The Maine Heritage Policy Center has done some research work in this area, having produced two reports on alternative teacher pay models back in 2007. The first, titled Reforming Teacher Pay in Maine - Part 1: How Alternative Teacher Compensation Systems are Improving Student Outcomes, provides an overview of the concept of performance-based compensation, including a critique of the “single salary schedule” system under which nearly every teacher in the country is compensated today. The second research paper, titled Reforming Teacher Pay in Maine - Part 2:Making Alternative Teacher Compensation Systems Work, looks at best practices for performance-based teacher pay systems and made recommendations for Maine’s policymakers. Taken together, these two papers provide readers with a quick primer on performance-based evaluation and compensation systems.

Those looking for more information about the issue of performance-based evaluation and compensation systems for educators should check out the following links.

The Center for Educator Compensation Reform was created to support states and school districts who have won federal Teacher Incentive Fund grants. The Teacher Incentive Fund was created in 2006 and provides funds to states and school districts wishing to develop performance-based evaluation and compensation systems. The Center’s website contains a wealth of information on TIF-funded programs all over the nation and a clickable map shows provides details on the compensation reform programs that have been launched in the 32 states that have won TIF grants. Maine, alas, is not among them.

An excellent source for information on efforts to improve broader human resource management in schools is the Strategic Management of Human Capital in Public Schools project at the Consortium for Policy Research in Education at the University of Wisconsin at Madison. SMHC, as it is known, takes a much broader look at how teacher and school administrators are recruited, trained, placed, supported, evaluated and compensated, and promotes a far broader and more comprehensive approach to the management of the human resources in the nation’s schools. A good place to start a review of SMHC’s work is a new primer on the concept of human capital management in public schools, which is available on center’s website along with a number of other resources.

Another source of good information on performance-based evaluation and pay systems is the National Center on Performance Incentives at Vanderbilt University. Like the Center for Educator Compensation Reform, NCPI hosts a website featuring an interactive map with information on performance-based incentive programs across the county (again, Maine is not among them.) Additionally, the site features links to a number of academic studies and working papers on performance-based evaluation and compensation systems, including papers from an excellent 2008 conference hosted by the Center.

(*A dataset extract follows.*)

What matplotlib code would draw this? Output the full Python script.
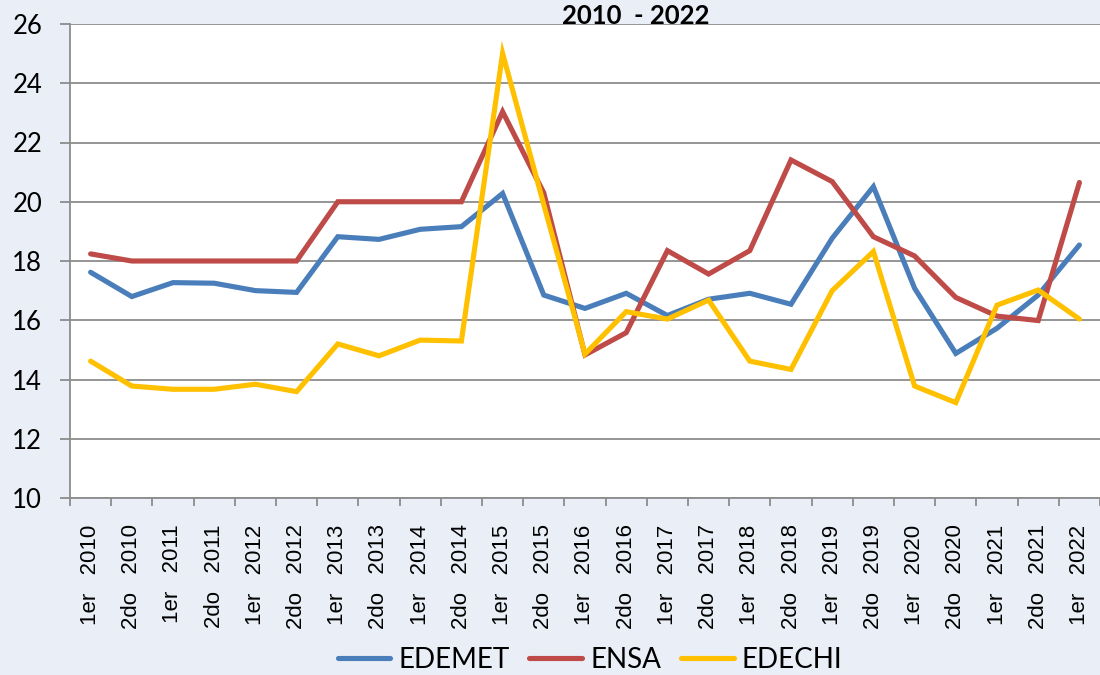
import matplotlib
matplotlib.use("Agg")
import matplotlib.pyplot as plt
from matplotlib.ticker import FixedLocator

categories = ["1er   2010", "2do   2010", "1er   2011", "2do   2011", "1er   2012", "2do   2012",
              "1er   2013", "2do   2013", "1er   2014", "2do   2014", "1er   2015", "2do   2015",
              "1er   2016", "2do   2016", "1er   2017", "2do   2017", "1er   2018", "2do   2018",
              "1er   2019", "2do   2019", "1er   2020", "2do   2020", "1er   2021", "2do   2021",
              "1er   2022"]

edemet = [17.62, 16.80, 17.27, 17.25, 17.00, 16.94, 18.82, 18.73, 19.07, 19.16, 20.28, 16.85,
          16.40, 16.91, 16.16, 16.71, 16.91, 16.54, 18.77, 20.51, 17.08, 14.88, 15.73, 16.85, 18.54]
ensa = [18.24, 18.00, 18.00, 18.00, 18.00, 18.00, 20.00, 20.00, 20.00, 20.00, 23.04, 20.30,
        14.83, 15.58, 18.35, 17.56, 18.35, 21.41, 20.68, 18.82, 18.17, 16.77, 16.14, 15.99, 20.65]
edechi = [14.62, 13.78, 13.67, 13.67, 13.84, 13.59, 15.20, 14.80, 15.33, 15.30, 25.01, 19.90,
          14.86, 16.29, 16.04, 16.68, 14.62, 14.34, 17.00, 18.32, 13.78, 13.22, 16.51, 17.02, 16.04]

series_names = ["EDEMET", "ENSA", "EDECHI"]
colors = ["#4A7EBB", "#BE4B48", "#FFC000"]
title = "2010  - 2022"
yticks = [10, 12, 14, 16, 18, 20, 22, 24, 26]

bg = "#EAEFF7"
grid_c = "#8C8C8C"

fig = plt.figure(figsize=(11, 6.75), dpi=100, facecolor=bg)
ax = fig.add_axes([70 / 1100, 177 / 675, 1030 / 1100, 474 / 675])
ax.set_facecolor("white")

x = list(range(len(categories)))
for vals, name, c in zip([edemet, ensa, edechi], series_names, colors):
    ax.plot(x, vals, color=c, lw=3.7, label=name, solid_capstyle="round", solid_joinstyle="miter")

ax.set_xlim(-0.5, len(categories) - 0.5)
ax.set_ylim(10, 26)
ax.set_yticks(yticks)
ax.yaxis.grid(True, color=grid_c, lw=1.3)
ax.set_axisbelow(True)
for s in ["top", "right"]:
    ax.spines[s].set_visible(False)
for s in ["left", "bottom"]:
    ax.spines[s].set_color(grid_c)
    ax.spines[s].set_linewidth(1.3)

ax.tick_params(axis="y", length=7, width=1.3, color=grid_c, pad=13, labelsize=18.5)
for lbl in ax.get_yticklabels():
    lbl.set_fontfamily("Lato")

ax.set_xticks(x)
ax.set_xticklabels(categories, rotation=90, fontsize=16, family="Liberation Sans", va="top", ha="center")
ax.tick_params(axis="x", which="major", length=0, pad=19)
ax.xaxis.set_minor_locator(FixedLocator([i - 0.5 for i in range(len(categories) + 1)]))
ax.tick_params(axis="x", which="minor", length=6, width=1.3, color=grid_c)

fig.text(636 / 1100, 1 - 16 / 675, title, ha="center", va="center", fontsize=18.5,
         fontweight="bold", family="Lato")

leg = fig.legend(loc="center", bbox_to_anchor=(590 / 1100, 1 - 660 / 675), ncol=3, frameon=False,
                 prop={"family": "Lato", "size": 20}, handlelength=1.9, handletextpad=0.3,
                 columnspacing=0.7)

fig.savefig("out.png", dpi=100, facecolor=bg)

Is performance-based evaluation and compensation for teachers and school administrators a massive right-wing conspiracy? Hardly. One of the nation’s leading proponents of teacher evaluation and compensation reform is the Center for American Progress, the nation’s leading left-of-center public policy think tank. The Center’s Associate Director for Teacher Quality, Robin Chait, has authored a number of papers on teacher quality and performance-based evaluation and compensation systems. The Education Commission of the States, a national research organization run by a consortium of the states themselves, has also done a great deal of work around reforms of this kind.

While the Race to the Top might be a temporary program designed to kick-start reforms on the state level, it is becoming increasingly clear that the federal government intends to make performance-based evaluation of teachers and school administrators a central part of federal law moving forward.

Because it has not even attempted educator compensation reform in any of its school districts, Maine does not appear on any of the maps on the webpages cited above. That cannot continue. Using student performance to inform teacher and principal evaluations will happen here in Maine, it is only a matter of when.

Policymakers at both the state and local level who wish to be at the forefront of this reform movement would do well to make use of the sources identified here so we can all begin the work of moving Maine forward.